# Can they eat corn on the cob?



## Happicat (Sep 22, 2012)

Sorry if this is yet another silly question, but I'm very new to pigeons. I often buy fresh 'corn on the cob' for my hens, they love it and it keeps them occupied pecking the kernels off the cob. I wondered whether the pigeons could eat this too, but wanted to check with you experts before I gave them some. Thank you!


----------



## whytwings (Feb 12, 2011)

Happicat said:


> Sorry if this is yet another silly question, but I'm very new to pigeons. I often buy fresh 'corn on the cob' for my hens, they love it and it keeps them occupied pecking the kernels off the cob. I wondered whether the pigeons could eat this too, but wanted to check with you experts before I gave them some. Thank you!

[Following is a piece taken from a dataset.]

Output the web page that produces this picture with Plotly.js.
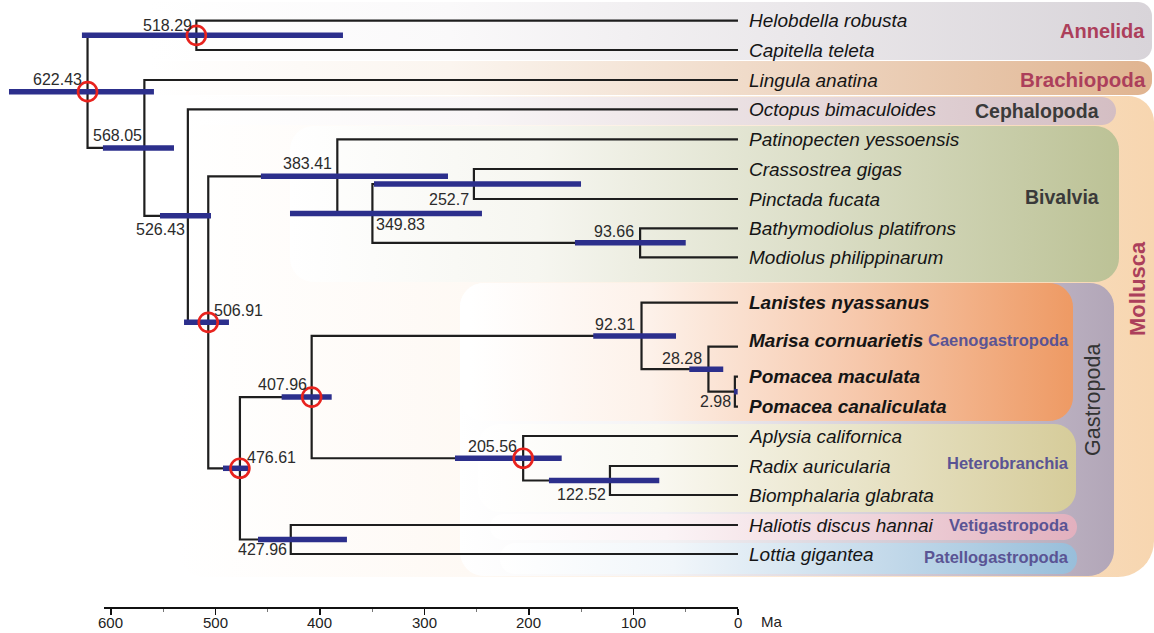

My hens absolutely love fresh corn kernals too , but my pigeons have never shown any interest in the fresh kernals at all , they much prefer to enter the hens house and steal their grain mix and the kernals that are dried in that particular hens mix . My pigeons love lettuce & spinach tho


----------



## mr.pigey (Oct 30, 2012)

i don't know for sure, but i remember seeing someone feeding some feral pigeons corn on the cob in town. hope i helped!


----------



## scmona (Sep 6, 2012)

can it be canned corn kernals?


----------



## John_D (Jan 24, 2002)

Would have thought they would find getting the individual 'corns' off would be too much for their beaks to manage. Pigeons prefer to forage for fallen seed really.


----------



## scmona (Sep 6, 2012)

That makes sense John.


----------



## nancybird (Jan 30, 2011)

Some birds like fresh corn on the cob some do not.


----------



## mr.pigey (Oct 30, 2012)

you can feed them canned corn, but its healthier to feed them fresh


----------



## Callum Young (Oct 29, 2012)

Yes they prefer fresh seeds and as John D says they prefer forage


----------